*TASK OBJECTIVE*. The data below is to be returned in full and exactly.

%%

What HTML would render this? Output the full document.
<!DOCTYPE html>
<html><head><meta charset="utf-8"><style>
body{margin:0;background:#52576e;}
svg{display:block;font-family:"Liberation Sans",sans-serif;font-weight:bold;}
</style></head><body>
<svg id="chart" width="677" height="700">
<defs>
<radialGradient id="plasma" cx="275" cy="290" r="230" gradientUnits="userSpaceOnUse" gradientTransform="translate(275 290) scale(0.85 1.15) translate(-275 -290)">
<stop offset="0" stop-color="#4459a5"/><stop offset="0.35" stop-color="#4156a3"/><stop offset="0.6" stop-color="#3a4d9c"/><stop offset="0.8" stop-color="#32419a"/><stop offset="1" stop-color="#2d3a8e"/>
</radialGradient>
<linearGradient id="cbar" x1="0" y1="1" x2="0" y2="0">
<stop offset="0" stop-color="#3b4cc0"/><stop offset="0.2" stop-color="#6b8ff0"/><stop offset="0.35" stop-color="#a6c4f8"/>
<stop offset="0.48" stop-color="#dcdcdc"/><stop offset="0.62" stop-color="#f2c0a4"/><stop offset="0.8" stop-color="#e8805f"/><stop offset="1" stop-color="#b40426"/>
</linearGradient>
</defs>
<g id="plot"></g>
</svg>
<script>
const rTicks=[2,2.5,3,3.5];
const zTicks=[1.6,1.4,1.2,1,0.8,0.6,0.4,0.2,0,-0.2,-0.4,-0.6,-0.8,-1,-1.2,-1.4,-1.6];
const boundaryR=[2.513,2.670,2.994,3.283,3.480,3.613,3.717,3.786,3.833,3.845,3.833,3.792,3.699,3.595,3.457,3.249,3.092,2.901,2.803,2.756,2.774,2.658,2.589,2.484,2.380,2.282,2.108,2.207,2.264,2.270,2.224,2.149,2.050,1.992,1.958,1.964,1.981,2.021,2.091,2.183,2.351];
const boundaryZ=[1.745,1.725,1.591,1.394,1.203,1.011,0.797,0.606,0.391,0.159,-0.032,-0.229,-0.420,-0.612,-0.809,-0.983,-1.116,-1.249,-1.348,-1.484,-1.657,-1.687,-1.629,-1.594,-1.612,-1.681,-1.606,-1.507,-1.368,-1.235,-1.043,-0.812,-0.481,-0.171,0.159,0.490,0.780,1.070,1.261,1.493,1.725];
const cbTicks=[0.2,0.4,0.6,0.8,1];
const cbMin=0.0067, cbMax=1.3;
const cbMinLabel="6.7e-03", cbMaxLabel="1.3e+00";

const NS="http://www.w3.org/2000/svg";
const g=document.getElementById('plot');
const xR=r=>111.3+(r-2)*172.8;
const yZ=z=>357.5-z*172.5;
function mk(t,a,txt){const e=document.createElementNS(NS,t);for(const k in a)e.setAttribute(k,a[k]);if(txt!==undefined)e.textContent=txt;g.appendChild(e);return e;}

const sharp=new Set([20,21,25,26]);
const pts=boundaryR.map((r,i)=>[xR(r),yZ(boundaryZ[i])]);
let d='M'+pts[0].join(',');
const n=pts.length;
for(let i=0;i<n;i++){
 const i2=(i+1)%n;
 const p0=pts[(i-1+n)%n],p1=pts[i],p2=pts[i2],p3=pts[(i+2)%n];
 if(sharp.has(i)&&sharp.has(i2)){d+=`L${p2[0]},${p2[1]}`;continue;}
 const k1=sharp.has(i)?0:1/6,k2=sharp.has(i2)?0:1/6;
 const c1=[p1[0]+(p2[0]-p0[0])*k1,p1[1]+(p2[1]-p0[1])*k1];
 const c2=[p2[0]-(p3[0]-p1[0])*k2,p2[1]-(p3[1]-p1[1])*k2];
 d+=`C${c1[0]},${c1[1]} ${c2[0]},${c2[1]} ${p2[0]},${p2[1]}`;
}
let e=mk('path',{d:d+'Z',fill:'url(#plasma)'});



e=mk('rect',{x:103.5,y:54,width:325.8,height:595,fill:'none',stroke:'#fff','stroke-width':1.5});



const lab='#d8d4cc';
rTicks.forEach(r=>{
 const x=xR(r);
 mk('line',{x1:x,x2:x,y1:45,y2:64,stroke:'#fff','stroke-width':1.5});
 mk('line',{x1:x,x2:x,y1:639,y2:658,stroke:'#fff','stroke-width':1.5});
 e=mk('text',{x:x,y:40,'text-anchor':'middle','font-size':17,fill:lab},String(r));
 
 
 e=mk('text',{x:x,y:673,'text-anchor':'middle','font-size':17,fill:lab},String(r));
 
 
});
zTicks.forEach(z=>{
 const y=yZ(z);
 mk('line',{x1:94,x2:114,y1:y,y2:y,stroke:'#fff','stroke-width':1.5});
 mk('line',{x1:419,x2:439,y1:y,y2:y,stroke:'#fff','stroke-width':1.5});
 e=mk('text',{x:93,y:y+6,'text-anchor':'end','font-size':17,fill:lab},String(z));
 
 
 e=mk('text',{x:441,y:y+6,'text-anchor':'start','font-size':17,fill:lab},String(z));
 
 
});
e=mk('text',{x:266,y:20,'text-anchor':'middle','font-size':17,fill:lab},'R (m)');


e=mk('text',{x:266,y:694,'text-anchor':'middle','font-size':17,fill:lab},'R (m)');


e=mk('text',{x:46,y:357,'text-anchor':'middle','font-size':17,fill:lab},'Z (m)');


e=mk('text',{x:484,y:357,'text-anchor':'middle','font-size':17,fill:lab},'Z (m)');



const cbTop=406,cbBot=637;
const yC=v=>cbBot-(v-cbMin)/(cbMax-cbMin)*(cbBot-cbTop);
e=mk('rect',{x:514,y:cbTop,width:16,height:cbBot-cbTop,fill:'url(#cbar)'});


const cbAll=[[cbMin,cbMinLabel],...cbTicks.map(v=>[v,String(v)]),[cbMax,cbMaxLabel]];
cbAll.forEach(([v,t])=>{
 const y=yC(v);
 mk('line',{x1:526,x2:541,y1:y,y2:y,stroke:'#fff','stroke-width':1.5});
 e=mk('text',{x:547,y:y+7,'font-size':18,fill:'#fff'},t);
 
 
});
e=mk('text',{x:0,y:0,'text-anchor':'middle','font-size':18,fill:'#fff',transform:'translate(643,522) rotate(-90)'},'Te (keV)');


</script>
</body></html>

%%

*THE ANSWER*.
What HTML would render this? Output the full document.
<!DOCTYPE html>
<html><head><meta charset="utf-8"><style>
body{margin:0;background:#52576e;}
svg{display:block;font-family:"Liberation Sans",sans-serif;font-weight:bold;}
</style></head><body>
<svg id="chart" width="677" height="700">
<defs>
<radialGradient id="plasma" cx="275" cy="290" r="230" gradientUnits="userSpaceOnUse" gradientTransform="translate(275 290) scale(0.85 1.15) translate(-275 -290)">
<stop offset="0" stop-color="#4459a5"/><stop offset="0.35" stop-color="#4156a3"/><stop offset="0.6" stop-color="#3a4d9c"/><stop offset="0.8" stop-color="#32419a"/><stop offset="1" stop-color="#2d3a8e"/>
</radialGradient>
<linearGradient id="cbar" x1="0" y1="1" x2="0" y2="0">
<stop offset="0" stop-color="#3b4cc0"/><stop offset="0.2" stop-color="#6b8ff0"/><stop offset="0.35" stop-color="#a6c4f8"/>
<stop offset="0.48" stop-color="#dcdcdc"/><stop offset="0.62" stop-color="#f2c0a4"/><stop offset="0.8" stop-color="#e8805f"/><stop offset="1" stop-color="#b40426"/>
</linearGradient>
</defs>
<g id="plot"></g>
</svg>
<script>
const rTicks=[2,2.5,3,3.5];
const zTicks=[1.6,1.4,1.2,1,0.8,0.6,0.4,0.2,0,-0.2,-0.4,-0.6,-0.8,-1,-1.2,-1.4,-1.6];
const boundaryR=[2.513,2.670,2.994,3.283,3.480,3.613,3.717,3.786,3.833,3.845,3.833,3.792,3.699,3.595,3.457,3.249,3.092,2.901,2.803,2.756,2.774,2.658,2.589,2.484,2.380,2.282,2.108,2.207,2.264,2.270,2.224,2.149,2.050,1.992,1.958,1.964,1.981,2.021,2.091,2.183,2.351];
const boundaryZ=[1.745,1.725,1.591,1.394,1.203,1.011,0.797,0.606,0.391,0.159,-0.032,-0.229,-0.420,-0.612,-0.809,-0.983,-1.116,-1.249,-1.348,-1.484,-1.657,-1.687,-1.629,-1.594,-1.612,-1.681,-1.606,-1.507,-1.368,-1.235,-1.043,-0.812,-0.481,-0.171,0.159,0.490,0.780,1.070,1.261,1.493,1.725];
const cbTicks=[0.2,0.4,0.6,0.8,1];
const cbMin=0.0067, cbMax=1.3;
const cbMinLabel="6.7e-03", cbMaxLabel="1.3e+00";

const NS="http://www.w3.org/2000/svg";
const g=document.getElementById('plot');
const xR=r=>111.3+(r-2)*172.8;
const yZ=z=>357.5-z*172.5;
function mk(t,a,txt){const e=document.createElementNS(NS,t);for(const k in a)e.setAttribute(k,a[k]);if(txt!==undefined)e.textContent=txt;g.appendChild(e);return e;}

const sharp=new Set([20,21,25,26]);
const pts=boundaryR.map((r,i)=>[xR(r),yZ(boundaryZ[i])]);
let d='M'+pts[0].join(',');
const n=pts.length;
for(let i=0;i<n;i++){
 const i2=(i+1)%n;
 const p0=pts[(i-1+n)%n],p1=pts[i],p2=pts[i2],p3=pts[(i+2)%n];
 if(sharp.has(i)&&sharp.has(i2)){d+=`L${p2[0]},${p2[1]}`;continue;}
 const k1=sharp.has(i)?0:1/6,k2=sharp.has(i2)?0:1/6;
 const c1=[p1[0]+(p2[0]-p0[0])*k1,p1[1]+(p2[1]-p0[1])*k1];
 const c2=[p2[0]-(p3[0]-p1[0])*k2,p2[1]-(p3[1]-p1[1])*k2];
 d+=`C${c1[0]},${c1[1]} ${c2[0]},${c2[1]} ${p2[0]},${p2[1]}`;
}
let e=mk('path',{d:d+'Z',fill:'url(#plasma)'});



e=mk('rect',{x:103.5,y:54,width:325.8,height:595,fill:'none',stroke:'#fff','stroke-width':1.5});



const lab='#d8d4cc';
rTicks.forEach(r=>{
 const x=xR(r);
 mk('line',{x1:x,x2:x,y1:45,y2:64,stroke:'#fff','stroke-width':1.5});
 mk('line',{x1:x,x2:x,y1:639,y2:658,stroke:'#fff','stroke-width':1.5});
 e=mk('text',{x:x,y:40,'text-anchor':'middle','font-size':17,fill:lab},String(r));
 
 
 e=mk('text',{x:x,y:673,'text-anchor':'middle','font-size':17,fill:lab},String(r));
 
 
});
zTicks.forEach(z=>{
 const y=yZ(z);
 mk('line',{x1:94,x2:114,y1:y,y2:y,stroke:'#fff','stroke-width':1.5});
 mk('line',{x1:419,x2:439,y1:y,y2:y,stroke:'#fff','stroke-width':1.5});
 e=mk('text',{x:93,y:y+6,'text-anchor':'end','font-size':17,fill:lab},String(z));
 
 
 e=mk('text',{x:441,y:y+6,'text-anchor':'start','font-size':17,fill:lab},String(z));
 
 
});
e=mk('text',{x:266,y:20,'text-anchor':'middle','font-size':17,fill:lab},'R (m)');


e=mk('text',{x:266,y:694,'text-anchor':'middle','font-size':17,fill:lab},'R (m)');


e=mk('text',{x:46,y:357,'text-anchor':'middle','font-size':17,fill:lab},'Z (m)');


e=mk('text',{x:484,y:357,'text-anchor':'middle','font-size':17,fill:lab},'Z (m)');



const cbTop=406,cbBot=637;
const yC=v=>cbBot-(v-cbMin)/(cbMax-cbMin)*(cbBot-cbTop);
e=mk('rect',{x:514,y:cbTop,width:16,height:cbBot-cbTop,fill:'url(#cbar)'});


const cbAll=[[cbMin,cbMinLabel],...cbTicks.map(v=>[v,String(v)]),[cbMax,cbMaxLabel]];
cbAll.forEach(([v,t])=>{
 const y=yC(v);
 mk('line',{x1:526,x2:541,y1:y,y2:y,stroke:'#fff','stroke-width':1.5});
 e=mk('text',{x:547,y:y+7,'font-size':18,fill:'#fff'},t);
 
 
});
e=mk('text',{x:0,y:0,'text-anchor':'middle','font-size':18,fill:'#fff',transform:'translate(643,522) rotate(-90)'},'Te (keV)');


</script>
</body></html>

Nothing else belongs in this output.